* Work to do:
Determine the number of lines in the data that include the word "this", and write only that number.

^^^^

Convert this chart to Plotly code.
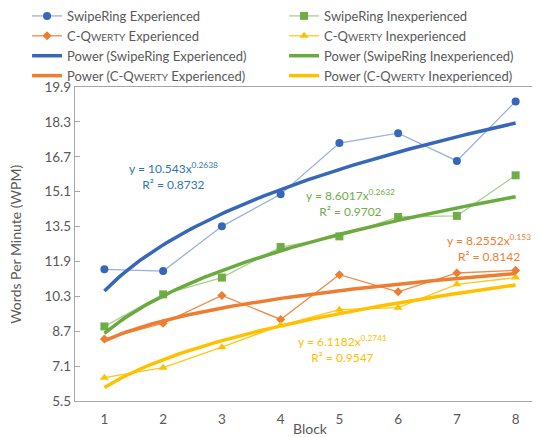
import numpy as np
import plotly.graph_objects as go

blocks = [1, 2, 3, 4, 5, 6, 7, 8]
swipering_exp = [11.54, 11.46, 13.51, 14.98, 17.33, 17.78, 16.51, 19.24]
swipering_inexp = [8.92, 10.39, 11.16, 12.56, 13.05, 13.94, 13.99, 15.85]
cqwerty_exp = [8.34, 9.07, 10.34, 9.24, 11.29, 10.51, 11.37, 11.49]
cqwerty_inexp = [6.57, 7.03, 7.97, 8.97, 9.69, 9.78, 10.85, 11.16]

# power trendline coefficients y = a * x^b, as printed on the chart
fit_a = [10.543, 8.6017, 8.2552, 6.1182]
fit_b = [0.2638, 0.2632, 0.153, 0.2741]
fit_r2 = ["0.8732", "0.9702", "0.8142", "0.9547"]
fit_a_txt = ["10.543", "8.6017", "8.2552", "6.1182"]
fit_b_txt = ["0.2638", "0.2632", "0.153", "0.2741"]

y_ticks = [5.5, 7.1, 8.7, 10.3, 11.9, 13.5, 15.1, 16.7, 18.3, 19.9]

SC = "<span style='font-size:10px'>WERTY</span>"
names = ["SwipeRing Experienced", "SwipeRing Inexperienced",
         "C-Q" + SC + " Experienced", "C-Q" + SC + " Inexperienced"]
series = [swipering_exp, swipering_inexp, cqwerty_exp, cqwerty_inexp]
marker_colors = ["#3767B8", "#70AD47", "#ED7D31", "#FFC000"]
line_colors = ["#9AB0DE", "#A9D18E", "#EF8A43", "#FFC61A"]
trend_colors = ["#3767B8", "#6AAA3E", "#ED7D31", "#FFC000"]
text_colors = ["#2E75B6", "#70AD47", "#ED7D31", "#FFC000"]
symbols = ["circle", "square", "diamond", "triangle-up"]
msizes = [8, 8, 7, 8]

fig = go.Figure()
for i in range(4):
    fig.add_trace(go.Scatter(
        x=blocks, y=series[i], mode="lines+markers", name=names[i],
        line=dict(color=line_colors[i], width=1.3),
        marker=dict(color=marker_colors[i], symbol=symbols[i], size=msizes[i]),
    ))

xs = np.linspace(1, 8, 120)
tnames = ["Power (SwipeRing Experienced)", "Power (SwipeRing Inexperienced)",
          "Power (C-Q" + SC + " Experienced)", "Power (C-Q" + SC + " Inexperienced)"]
for i in range(4):
    fig.add_trace(go.Scatter(
        x=xs, y=fit_a[i] * xs ** fit_b[i], mode="lines", name=tnames[i],
        line=dict(color=trend_colors[i], width=3.5),
    ))

ann_pos = [(2.18, 15.8, "center"), (5.19, 14.57, "center"),
           (8.29, 12.5, "right"), (5.05, 7.9, "center")]
for i in range(4):
    fig.add_annotation(
        x=ann_pos[i][0], y=ann_pos[i][1], xref="x", yref="y",
        xanchor=ann_pos[i][2],
        text=f"y = {fit_a_txt[i]}x<sup>{fit_b_txt[i]}</sup><br>R² = {fit_r2[i]}",
        showarrow=False, align="center",
        font=dict(color=text_colors[i], size=12),
    )

fig.add_annotation(text="Block", xref="x", yref="paper", x=4.5, y=-0.087,
                   showarrow=False, font=dict(size=14, color="#595959"),
                   xanchor="center", yanchor="middle")
fig.add_annotation(text="Words Per Minute (WPM)", xref="paper", yref="y",
                   x=-0.128, y=12.7, textangle=-90, showarrow=False,
                   font=dict(size=14, color="#595959"),
                   xanchor="center", yanchor="middle")

fig.update_layout(
    width=540, height=437,
    margin=dict(l=67, r=3, t=79, b=44, autoexpand=False),
    paper_bgcolor="white", plot_bgcolor="white",
    font=dict(family="Lato, Carlito, sans-serif", size=13, color="#595959"),
    showlegend=True,
    legend=dict(orientation="h", xref="paper", yref="paper",
                x=-0.102, y=1.274, xanchor="left", yanchor="top",
                entrywidth=212, entrywidthmode="pixels",
                font=dict(size=13, color="#595959"),
                itemwidth=30, tracegroupgap=0, bgcolor="rgba(0,0,0,0)"),
    xaxis=dict(range=[0.5, 8.5], tickvals=blocks, ticks="",
               showline=True, linecolor="#A6A6A6", linewidth=1.3, mirror=True,
               showgrid=False, zeroline=False, ticklabelstandoff=6,
               tickfont=dict(size=13.5, color="#595959")),
    yaxis=dict(range=[5.5, 19.9], tickvals=y_ticks,
               ticktext=[f"{v:.1f}" for v in y_ticks],
               ticks="inside", ticklen=5, tickcolor="#A6A6A6", tickwidth=1.3,
               showline=True, linecolor="#A6A6A6", linewidth=1.3,
               showgrid=False, zeroline=False,
               tickfont=dict(size=13.5, color="#595959")),
)

fig.write_html("out.html")
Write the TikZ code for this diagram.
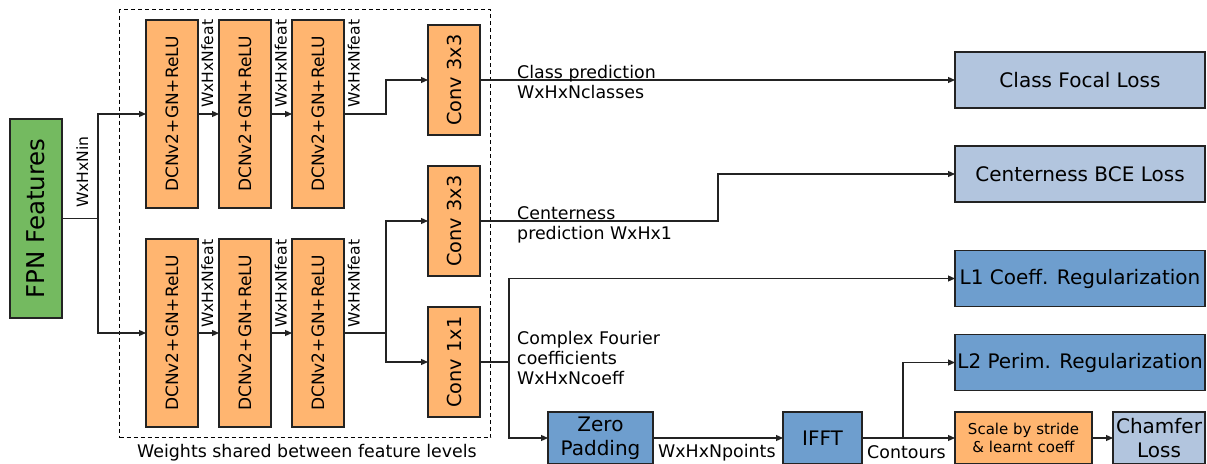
\documentclass[tikz,border=0pt]{standalone}
\usepackage{fontspec}
\setmainfont{DejaVu Sans}
\usetikzlibrary{arrows.meta,calc}
\definecolor{fpngreen}{RGB}{116,186,96}
\definecolor{convorange}{RGB}{255,181,112}
\definecolor{losslight}{RGB}{178,197,222}
\definecolor{lossmid}{RGB}{110,158,206}
\definecolor{edge}{RGB}{35,35,35}
\newcommand{\fsz}[2]{\fontsize{#1}{#2}\selectfont}
\tikzset{
  blk/.style={draw=edge, line width=1.2pt, inner sep=0pt, outer sep=0pt, align=center},
  fpnbox/.style={blk, fill=fpngreen, minimum width=52pt, minimum height=199pt, font=\fsz{24.5}{28}},
  dcnbox/.style={blk, fill=convorange, minimum width=52pt, minimum height=188pt, font=\fsz{17}{20}},
  convbox/.style={blk, fill=convorange, minimum width=52pt, minimum height=110pt, font=\fsz{19.3}{22}},
  lossbox/.style={blk, minimum width=250pt, minimum height=56pt, font=\fsz{20}{24}},
  flowbox/.style={blk, minimum height=52pt, font=\fsz{20}{24}},
  dimlbl/.style={rotate=90, anchor=base west, inner sep=0pt, font=\fsz{15.6}{18}},
  txtlbl/.style={anchor=base west, inner sep=0pt, font=\fsz{17.4}{20}},
  link/.style={draw=edge, line width=1.2pt},
  arr/.style={link, -{Triangle[length=7pt,width=6pt]}},
}
\begin{document}
\begin{tikzpicture}[x=1pt, y=-1pt]
  \useasboundingbox (0,0) rectangle (1207,463);
  \fill[white] (0,0) rectangle (1207,463);
  \clip (0,0) rectangle (1207,463);

  % shared-weight head region
  \node[draw=black, line width=1.1pt, dash pattern=on 4pt off 3pt, inner sep=0pt,
        minimum width=371pt, minimum height=428pt, anchor=north west] (shared) at (119,9) {};
  \node[anchor=base, inner sep=0pt, font=\fsz{17.4}{20}] (sharedcap) at (307,457)
        {Weights shared between feature levels};

  % input features
  \node[fpnbox] (fpn) at (36,218.5) {\rotatebox{90}{FPN Features}};

  % classification / centerness tower
  \node[dcnbox] (d1) at (172,114) {\rotatebox{90}{DCNv2+GN+ReLU}};
  \node[dcnbox] (d2) at (245,114) {\rotatebox{90}{DCNv2+GN+ReLU}};
  \node[dcnbox] (d3) at (318,114) {\rotatebox{90}{DCNv2+GN+ReLU}};
  % regression tower
  \node[dcnbox] (d4) at (172,333) {\rotatebox{90}{DCNv2+GN+ReLU}};
  \node[dcnbox] (d5) at (245,333) {\rotatebox{90}{DCNv2+GN+ReLU}};
  \node[dcnbox] (d6) at (318,333) {\rotatebox{90}{DCNv2+GN+ReLU}};

  % prediction convolutions
  \node[convbox] (c1) at (454,80)  {\rotatebox{90}{Conv 3x3}};
  \node[convbox] (c2) at (454,221) {\rotatebox{90}{Conv 3x3}};
  \node[convbox] (c3) at (454,362) {\rotatebox{90}{Conv 1x1}};

  % losses
  \node[lossbox, fill=losslight] (cfl) at (1080,80)    {Class Focal Loss};
  \node[lossbox, fill=losslight] (bce) at (1080,174)   {Centerness BCE Loss};
  \node[lossbox, fill=lossmid]   (l1)  at (1080,278.5) {L1 Coeff. Regularization};
  \node[lossbox, fill=lossmid]   (l2)  at (1080,362.5) {L2 Perim. Regularization};

  % contour decoding
  \node[flowbox, fill=lossmid, minimum width=105pt] (zp) at (600.5,438) {Zero\\Padding};
  \node[flowbox, fill=lossmid, minimum width=79pt] (ifft) at (822.5,438) {IFFT};
  \node[flowbox, fill=convorange, minimum width=137pt, font=\fsz{15}{18}] (scale) at (1023.5,438)
        {Scale by stride\\\& learnt coeff};
  \node[flowbox, fill=losslight, minimum width=92pt] (chamf) at (1159,438) {Chamfer\\Loss};

  % input split
  \draw[link] (fpn.east) -- ++(36,0) coordinate (split);
  \draw[arr] (split) |- (d1.west);
  \draw[arr] (split) |- (d4.west);
  \node[dimlbl] (nin) at (88,208) {WxHxNin};

  % towers
  \draw[arr] (d1.east) -- (d2.west);
  \draw[arr] (d2.east) -- (d3.west);
  \draw[arr] (d4.east) -- (d5.west);
  \draw[arr] (d5.east) -- (d6.west);
  \node[dimlbl] (f1) at (213,108) {WxHxNfeat};
  \node[dimlbl] (f2) at (286.5,108) {WxHxNfeat};
  \node[dimlbl] (f3) at (359.5,108) {WxHxNfeat};
  \node[dimlbl] (f4) at (213,328) {WxHxNfeat};
  \node[dimlbl] (f5) at (286.5,328) {WxHxNfeat};
  \node[dimlbl] (f6) at (359.5,328) {WxHxNfeat};

  \draw[arr] (d3.east) -- ++(42,0) |- (c1.west);
  \draw[link] (d6.east) -- ++(42,0) coordinate (j2);
  \draw[arr] (j2) |- (c2.west);
  \draw[arr] (j2) |- (c3.west);

  % head outputs
  \draw[arr] (c1.east) -- (cfl.west);
  \node[txtlbl] (lcls) at (517,78.3)
    {\begin{tabular}[t]{@{}l@{}}Class prediction\\WxHxNclasses\end{tabular}};

  \draw[arr] (c2.east) -- ++(238,0) |- (bce.west);
  \node[txtlbl] (lctr) at (517,219.7)
    {\begin{tabular}[t]{@{}l@{}}Centerness\\prediction WxHx1\end{tabular}};

  \draw[link] (c3.east) -- ++(29,0) coordinate (j3);
  \draw[arr] (j3) |- (l1.west);
  \draw[arr] (j3) |- (zp.west);
  \node[txtlbl] (lfou) at (517,344)
    {\begin{tabular}[t]{@{}l@{}}Complex Fourier\\coefficients\\WxHxNcoeff\end{tabular}};

  % decoding chain
  \draw[arr] (zp.east) -- (ifft.west);
  \node[txtlbl] (lpts) at (658,457) {WxHxNpoints};
  \draw[arr] (ifft.east) -- ++(41,0) coordinate (j4) -- (scale.west);
  \draw[arr] (j4) |- (l2.west);
  \node[txtlbl] (lcon) at (867,458) {Contours};
  \draw[arr] (scale.east) -- (chamf.west);
\end{tikzpicture}
\end{document}
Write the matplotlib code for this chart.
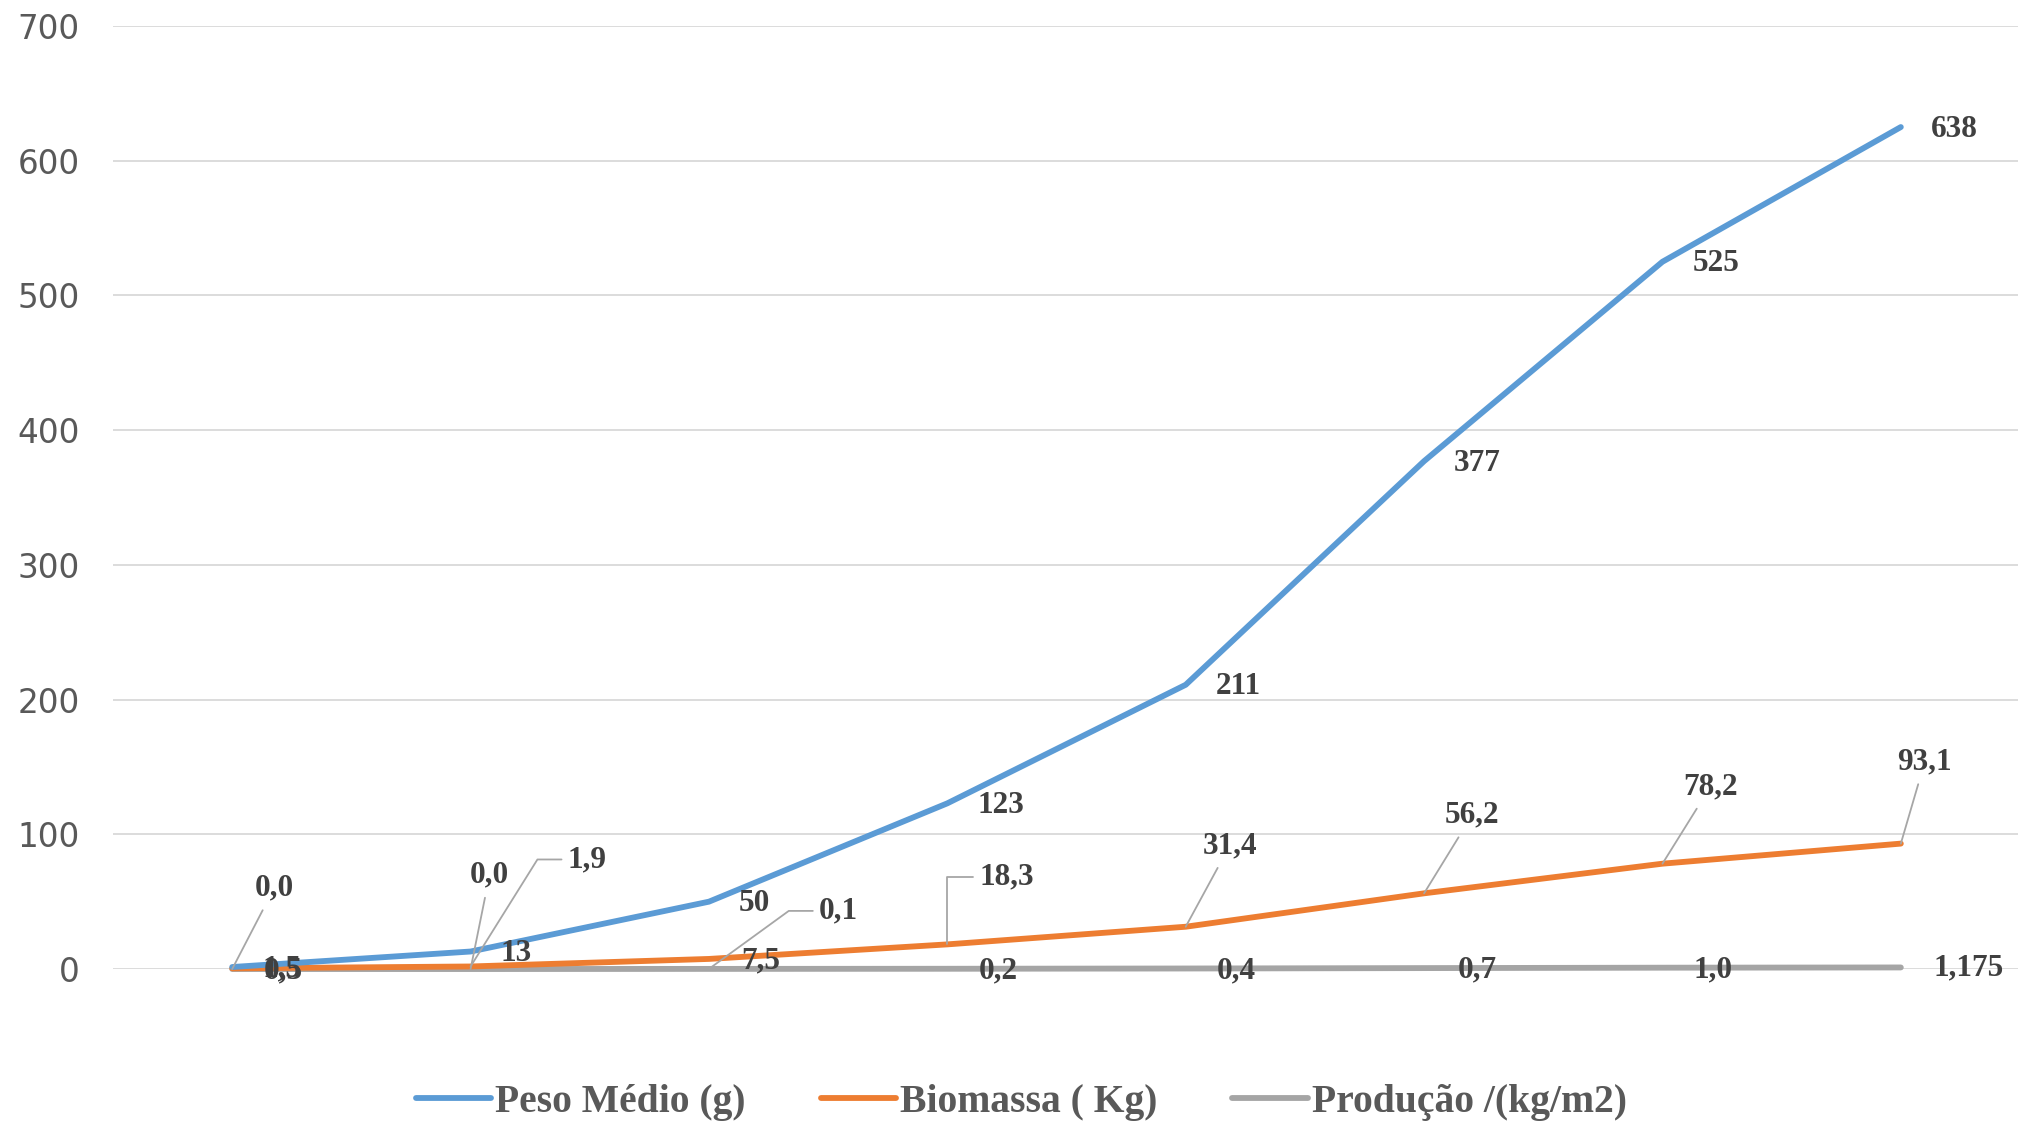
import matplotlib
matplotlib.use("Agg")
import matplotlib.pyplot as plt

# ---------------- data ----------------
categories = list(range(8))
peso = [1.5, 13, 50, 123, 211, 377, 525, 625]
peso_labels = ["1,5", "13", "50", "123", "211", "377", "525", "638"]
biomassa = [0.5, 1.9, 7.5, 18.3, 31.4, 56.2, 78.2, 93.1]
biomassa_labels = ["0,5", "1,9", "7,5", "18,3", "31,4", "56,2", "78,2", "93,1"]
producao = [0.0, 0.0, 0.1, 0.2, 0.4, 0.7, 1.0, 1.175]
producao_labels = ["0,0", "0,0", "0,1", "0,2", "0,4", "0,7", "1,0", "1,175"]
series_names = ["Peso Médio (g)", "Biomassa ( Kg)", "Produção /(kg/m2)"]
yticks = [0, 100, 200, 300, 400, 500, 600, 700]

# ---------------- style ----------------
C_BLUE = "#5B9BD5"
C_ORANGE = "#ED7D31"
C_GRAY = "#A5A5A5"
LBL = "#404040"
LEAD = "#A6A6A6"
SERIF = ["Liberation Serif", "DejaVu Serif"]
FS = 22.5

fig = plt.figure(figsize=(20.18, 11.26), dpi=100)
ax = fig.add_axes([0.056, 0.1394, 0.945, 0.8375])

ax.set_xlim(-0.5, 7.5)
ax.set_ylim(0, 700)
ax.set_yticks(yticks)
ax.set_yticklabels([str(v) for v in yticks], fontsize=23.5, color="#595959",
                   family="DejaVu Sans")
ax.set_xticks([])
ax.tick_params(axis="y", length=0, pad=24)
for s in ax.spines.values():
    s.set_visible(False)
ax.grid(axis="y", color="#D9D9D9", lw=1.3)
ax.set_axisbelow(True)

lw = 4.2
ax.plot(categories, producao, color=C_GRAY, lw=lw, solid_capstyle="round",
        label=series_names[2], zorder=3, clip_on=False)
ax.plot(categories, biomassa, color=C_ORANGE, lw=lw, solid_capstyle="round",
        label=series_names[1], zorder=4, clip_on=False)
ax.plot(categories, peso, color=C_BLUE, lw=lw, solid_capstyle="round",
        label=series_names[0], zorder=5, clip_on=False)

tkw = dict(fontsize=FS, fontweight="bold", color=LBL, family=SERIF,
           textcoords="offset pixels", zorder=6, annotation_clip=False)

# Peso labels: right of points
for i, (v, t) in enumerate(zip(peso, peso_labels)):
    ax.annotate(t, (categories[i], v), xytext=(30, -2), ha="left", va="center", **tkw)

# Biomassa labels
bio_off = {0: (51, -3), 1: (116, 107), 2: (52, -2), 3: (59, 67),
           4: (44, 81), 5: (48, 78), 6: (48, 77), 7: (24, 82)}
for i, (v, t) in enumerate(zip(biomassa, biomassa_labels)):
    dx, dy = bio_off[i]
    if i in (0, 2):
        ax.annotate(t, (categories[i], v), xytext=(dx, dy), ha="center", va="center", **tkw)
    elif i == 1:
        ax.annotate(t, (categories[i], v), xytext=(dx, dy), ha="center", va="center",
                    arrowprops=dict(arrowstyle="-", color=LEAD, lw=1.3, shrinkA=2, shrinkB=0,
                                    relpos=(0, 0.5),
                                    connectionstyle="angle,angleA=0,angleB=58,rad=0"), **tkw)
    elif i == 3:
        ax.annotate(t, (categories[i], v), xytext=(dx, dy), ha="center", va="center",
                    arrowprops=dict(arrowstyle="-", color=LEAD, lw=1.3, shrinkA=2, shrinkB=0,
                                    relpos=(0, 0.5),
                                    connectionstyle="angle,angleA=0,angleB=90,rad=0"), **tkw)
    else:
        ax.annotate(t, (categories[i], v), xytext=(dx, dy), ha="center", va="center",
                    arrowprops=dict(arrowstyle="-", color=LEAD, lw=1.3, shrinkA=4, shrinkB=0),
                    **tkw)

# Producao labels
prod_off = {0: (42, 81), 1: (19, 94), 2: (129, 58), 3: (51, -2),
            4: (51, -2), 5: (53, -2), 6: (51, -2), 7: (68, 0)}
for i, (v, t) in enumerate(zip(producao, producao_labels)):
    dx, dy = prod_off[i]
    if i in (0, 1):
        ax.annotate(t, (categories[i], v), xytext=(dx, dy), ha="center", va="center",
                    arrowprops=dict(arrowstyle="-", color=LEAD, lw=1.3, shrinkA=4, shrinkB=0),
                    **tkw)
    elif i == 2:
        ax.annotate(t, (categories[i], v), xytext=(dx, dy), ha="center", va="center",
                    arrowprops=dict(arrowstyle="-", color=LEAD, lw=1.3, shrinkA=2, shrinkB=0,
                                    relpos=(0, 0.5),
                                    connectionstyle="angle,angleA=0,angleB=36,rad=0"), **tkw)
    else:
        ax.annotate(t, (categories[i], v), xytext=(dx, dy), ha="center", va="center", **tkw)

handles, labels = ax.get_legend_handles_labels()
order = [2, 1, 0]
leg = fig.legend([handles[k] for k in order], [labels[k] for k in order],
                 loc="center", bbox_to_anchor=(0.506, 0.021), ncol=3, frameon=False,
                 prop=dict(family=SERIF, weight="bold", size=28.5),
                 handlelength=1.9, handletextpad=0.1, columnspacing=1.9)
for txt in leg.get_texts():
    txt.set_color("#595959")

fig.savefig("out.png", dpi=100)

^^^^

* Result:
3